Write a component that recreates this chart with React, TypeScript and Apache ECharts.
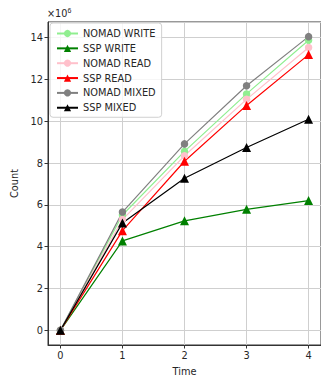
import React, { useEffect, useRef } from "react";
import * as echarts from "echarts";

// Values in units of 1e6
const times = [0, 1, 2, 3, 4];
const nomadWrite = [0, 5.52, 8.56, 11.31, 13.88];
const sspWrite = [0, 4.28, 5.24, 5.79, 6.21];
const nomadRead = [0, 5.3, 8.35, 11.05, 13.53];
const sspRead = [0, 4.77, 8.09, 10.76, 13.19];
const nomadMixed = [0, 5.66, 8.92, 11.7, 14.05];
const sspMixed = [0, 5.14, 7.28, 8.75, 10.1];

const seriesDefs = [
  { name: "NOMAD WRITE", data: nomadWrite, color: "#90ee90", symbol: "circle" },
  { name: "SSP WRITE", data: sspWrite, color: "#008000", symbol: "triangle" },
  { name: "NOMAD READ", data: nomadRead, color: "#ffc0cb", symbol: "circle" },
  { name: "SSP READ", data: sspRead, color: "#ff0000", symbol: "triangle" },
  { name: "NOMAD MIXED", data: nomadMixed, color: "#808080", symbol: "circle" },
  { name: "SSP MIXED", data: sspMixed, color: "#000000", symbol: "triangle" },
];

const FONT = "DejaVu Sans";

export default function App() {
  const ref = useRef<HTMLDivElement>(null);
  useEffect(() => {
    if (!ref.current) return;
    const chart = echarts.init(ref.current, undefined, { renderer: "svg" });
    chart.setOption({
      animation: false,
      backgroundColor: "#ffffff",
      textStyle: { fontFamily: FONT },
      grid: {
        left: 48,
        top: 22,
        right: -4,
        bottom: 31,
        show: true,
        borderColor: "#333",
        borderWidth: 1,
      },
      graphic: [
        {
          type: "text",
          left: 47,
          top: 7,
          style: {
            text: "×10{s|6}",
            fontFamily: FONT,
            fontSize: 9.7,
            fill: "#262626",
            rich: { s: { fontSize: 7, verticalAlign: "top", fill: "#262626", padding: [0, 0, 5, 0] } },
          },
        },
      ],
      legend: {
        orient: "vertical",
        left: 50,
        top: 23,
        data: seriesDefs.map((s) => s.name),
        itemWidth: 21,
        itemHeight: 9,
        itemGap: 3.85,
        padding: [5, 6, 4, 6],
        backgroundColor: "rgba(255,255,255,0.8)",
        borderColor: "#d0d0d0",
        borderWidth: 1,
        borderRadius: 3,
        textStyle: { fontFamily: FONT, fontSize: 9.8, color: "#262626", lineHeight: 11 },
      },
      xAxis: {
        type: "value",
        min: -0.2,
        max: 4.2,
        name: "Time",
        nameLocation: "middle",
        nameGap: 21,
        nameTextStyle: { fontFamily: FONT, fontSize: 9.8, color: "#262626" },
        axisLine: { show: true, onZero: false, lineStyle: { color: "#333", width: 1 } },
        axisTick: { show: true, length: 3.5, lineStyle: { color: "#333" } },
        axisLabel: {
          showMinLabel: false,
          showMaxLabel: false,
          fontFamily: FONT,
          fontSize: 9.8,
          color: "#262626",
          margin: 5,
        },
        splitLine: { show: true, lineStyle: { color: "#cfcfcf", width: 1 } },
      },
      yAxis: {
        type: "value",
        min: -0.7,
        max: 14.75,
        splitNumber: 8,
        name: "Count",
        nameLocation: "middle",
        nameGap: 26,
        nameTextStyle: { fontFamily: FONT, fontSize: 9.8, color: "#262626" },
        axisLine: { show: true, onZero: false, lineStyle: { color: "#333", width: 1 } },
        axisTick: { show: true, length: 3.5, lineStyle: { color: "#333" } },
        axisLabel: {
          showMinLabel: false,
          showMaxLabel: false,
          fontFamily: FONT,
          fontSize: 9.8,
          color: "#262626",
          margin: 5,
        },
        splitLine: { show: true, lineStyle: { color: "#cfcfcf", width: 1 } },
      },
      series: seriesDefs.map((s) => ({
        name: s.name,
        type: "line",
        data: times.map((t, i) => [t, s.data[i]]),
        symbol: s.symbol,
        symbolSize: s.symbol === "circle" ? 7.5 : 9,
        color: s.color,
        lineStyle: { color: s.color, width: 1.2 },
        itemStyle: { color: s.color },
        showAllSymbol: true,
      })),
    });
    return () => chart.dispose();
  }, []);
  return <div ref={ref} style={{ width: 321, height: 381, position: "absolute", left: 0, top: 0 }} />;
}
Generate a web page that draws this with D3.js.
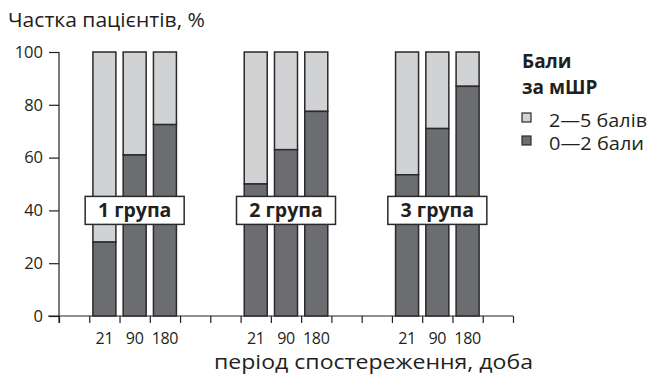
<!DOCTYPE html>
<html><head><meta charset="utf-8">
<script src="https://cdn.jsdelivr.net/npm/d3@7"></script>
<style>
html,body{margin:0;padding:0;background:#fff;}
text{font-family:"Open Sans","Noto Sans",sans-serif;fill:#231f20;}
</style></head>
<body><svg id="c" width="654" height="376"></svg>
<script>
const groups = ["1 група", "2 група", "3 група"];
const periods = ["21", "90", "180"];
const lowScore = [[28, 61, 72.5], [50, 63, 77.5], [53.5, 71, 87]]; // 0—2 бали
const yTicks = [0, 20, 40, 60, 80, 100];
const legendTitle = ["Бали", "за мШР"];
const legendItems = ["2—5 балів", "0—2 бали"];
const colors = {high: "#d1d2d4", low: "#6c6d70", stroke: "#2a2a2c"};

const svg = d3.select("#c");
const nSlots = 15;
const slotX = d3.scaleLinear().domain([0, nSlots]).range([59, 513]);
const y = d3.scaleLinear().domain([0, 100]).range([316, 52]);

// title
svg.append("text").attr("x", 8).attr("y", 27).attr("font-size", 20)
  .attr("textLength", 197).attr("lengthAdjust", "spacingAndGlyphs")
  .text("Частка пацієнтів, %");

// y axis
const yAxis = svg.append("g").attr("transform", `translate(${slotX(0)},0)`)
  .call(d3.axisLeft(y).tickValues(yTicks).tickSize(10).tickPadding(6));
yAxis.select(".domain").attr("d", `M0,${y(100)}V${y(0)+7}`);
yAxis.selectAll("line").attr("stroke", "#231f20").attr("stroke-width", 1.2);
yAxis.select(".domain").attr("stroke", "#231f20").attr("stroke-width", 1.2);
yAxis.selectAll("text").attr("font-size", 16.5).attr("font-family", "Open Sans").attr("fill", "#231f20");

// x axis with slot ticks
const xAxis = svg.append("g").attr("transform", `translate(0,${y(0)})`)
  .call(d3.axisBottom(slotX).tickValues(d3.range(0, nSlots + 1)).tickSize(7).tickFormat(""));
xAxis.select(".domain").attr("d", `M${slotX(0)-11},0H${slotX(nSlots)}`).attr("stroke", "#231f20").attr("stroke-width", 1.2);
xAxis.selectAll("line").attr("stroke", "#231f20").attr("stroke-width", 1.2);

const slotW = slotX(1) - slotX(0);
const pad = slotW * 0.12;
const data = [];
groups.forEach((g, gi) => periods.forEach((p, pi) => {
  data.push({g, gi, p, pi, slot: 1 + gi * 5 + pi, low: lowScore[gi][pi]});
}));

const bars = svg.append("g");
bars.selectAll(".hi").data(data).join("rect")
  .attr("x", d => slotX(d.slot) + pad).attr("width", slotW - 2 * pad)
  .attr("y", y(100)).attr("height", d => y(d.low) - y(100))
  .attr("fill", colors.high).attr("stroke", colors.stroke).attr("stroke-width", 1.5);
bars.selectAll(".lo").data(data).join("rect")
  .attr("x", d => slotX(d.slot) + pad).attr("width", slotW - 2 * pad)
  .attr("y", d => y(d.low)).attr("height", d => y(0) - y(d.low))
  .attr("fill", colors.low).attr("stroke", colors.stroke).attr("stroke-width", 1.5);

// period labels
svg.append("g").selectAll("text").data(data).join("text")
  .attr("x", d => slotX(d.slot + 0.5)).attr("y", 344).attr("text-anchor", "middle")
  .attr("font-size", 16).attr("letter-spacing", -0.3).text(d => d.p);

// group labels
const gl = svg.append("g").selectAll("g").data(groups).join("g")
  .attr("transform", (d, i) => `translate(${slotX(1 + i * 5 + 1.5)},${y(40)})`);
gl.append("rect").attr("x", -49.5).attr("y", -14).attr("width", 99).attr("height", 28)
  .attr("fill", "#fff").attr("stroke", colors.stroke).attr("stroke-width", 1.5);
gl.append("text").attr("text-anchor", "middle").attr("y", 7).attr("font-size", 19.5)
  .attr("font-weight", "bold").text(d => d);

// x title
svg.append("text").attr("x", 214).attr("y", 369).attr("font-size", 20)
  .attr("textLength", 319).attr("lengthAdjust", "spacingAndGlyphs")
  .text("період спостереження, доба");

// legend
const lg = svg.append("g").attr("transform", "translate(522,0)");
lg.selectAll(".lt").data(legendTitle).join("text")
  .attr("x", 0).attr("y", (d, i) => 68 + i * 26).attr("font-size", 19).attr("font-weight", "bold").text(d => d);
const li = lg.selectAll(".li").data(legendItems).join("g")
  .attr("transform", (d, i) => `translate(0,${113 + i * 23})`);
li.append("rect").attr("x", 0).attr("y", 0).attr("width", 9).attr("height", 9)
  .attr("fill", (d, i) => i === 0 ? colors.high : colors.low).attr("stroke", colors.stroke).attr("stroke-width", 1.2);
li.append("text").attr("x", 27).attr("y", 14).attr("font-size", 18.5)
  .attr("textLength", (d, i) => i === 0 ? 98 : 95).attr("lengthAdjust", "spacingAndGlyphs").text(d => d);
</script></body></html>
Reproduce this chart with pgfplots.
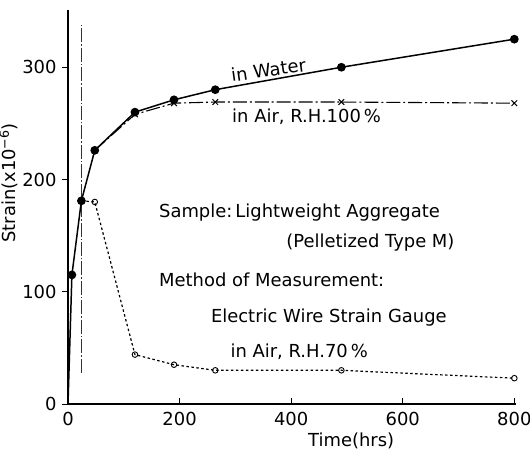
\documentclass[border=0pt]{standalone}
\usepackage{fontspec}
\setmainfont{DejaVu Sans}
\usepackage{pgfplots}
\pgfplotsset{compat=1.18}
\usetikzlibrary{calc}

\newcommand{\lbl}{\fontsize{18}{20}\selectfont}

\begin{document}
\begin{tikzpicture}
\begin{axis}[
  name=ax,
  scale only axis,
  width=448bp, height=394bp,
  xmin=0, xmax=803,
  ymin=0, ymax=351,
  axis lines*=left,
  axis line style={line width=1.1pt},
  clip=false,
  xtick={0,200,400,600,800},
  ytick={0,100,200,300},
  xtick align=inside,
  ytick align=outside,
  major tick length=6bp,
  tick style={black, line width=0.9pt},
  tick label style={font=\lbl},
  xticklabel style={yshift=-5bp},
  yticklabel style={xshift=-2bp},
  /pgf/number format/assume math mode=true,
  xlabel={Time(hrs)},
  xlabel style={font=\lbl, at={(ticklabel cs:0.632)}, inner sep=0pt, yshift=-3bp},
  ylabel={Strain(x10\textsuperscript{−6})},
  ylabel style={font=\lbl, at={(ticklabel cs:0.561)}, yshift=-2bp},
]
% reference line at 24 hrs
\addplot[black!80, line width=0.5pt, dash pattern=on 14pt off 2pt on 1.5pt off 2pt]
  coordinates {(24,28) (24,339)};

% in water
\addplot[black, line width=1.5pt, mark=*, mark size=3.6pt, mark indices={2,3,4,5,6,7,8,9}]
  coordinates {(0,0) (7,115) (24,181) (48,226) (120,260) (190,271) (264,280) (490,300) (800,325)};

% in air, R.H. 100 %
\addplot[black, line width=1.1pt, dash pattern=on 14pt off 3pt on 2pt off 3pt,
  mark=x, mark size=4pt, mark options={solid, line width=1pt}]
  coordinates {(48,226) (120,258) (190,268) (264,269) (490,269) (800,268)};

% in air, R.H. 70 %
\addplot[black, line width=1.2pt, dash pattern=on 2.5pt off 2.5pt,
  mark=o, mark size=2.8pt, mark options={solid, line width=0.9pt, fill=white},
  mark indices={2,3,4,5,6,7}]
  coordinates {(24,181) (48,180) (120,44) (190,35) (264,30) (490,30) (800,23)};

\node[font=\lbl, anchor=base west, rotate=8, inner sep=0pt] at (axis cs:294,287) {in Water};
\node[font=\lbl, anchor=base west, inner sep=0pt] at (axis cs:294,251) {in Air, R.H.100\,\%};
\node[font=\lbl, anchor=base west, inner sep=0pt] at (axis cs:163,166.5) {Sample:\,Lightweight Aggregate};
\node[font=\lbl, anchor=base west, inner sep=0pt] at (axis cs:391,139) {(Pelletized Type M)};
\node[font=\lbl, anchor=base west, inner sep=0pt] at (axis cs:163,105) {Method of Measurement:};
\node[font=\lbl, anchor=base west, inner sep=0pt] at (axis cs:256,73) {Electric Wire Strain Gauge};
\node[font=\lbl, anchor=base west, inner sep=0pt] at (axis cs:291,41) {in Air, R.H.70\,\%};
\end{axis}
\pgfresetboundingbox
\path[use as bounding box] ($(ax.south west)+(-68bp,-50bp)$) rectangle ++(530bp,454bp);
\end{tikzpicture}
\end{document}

= = =

→ **DIRECTION**: Wherever "this" shows up in a line, copy that line.

→ **PROBLEM SOLUTION**:
Write a component that recreates this chart with React, TypeScript and Apache ECharts.
Generate a web page that draws this with D3.js.
Reproduce this chart with pgfplots.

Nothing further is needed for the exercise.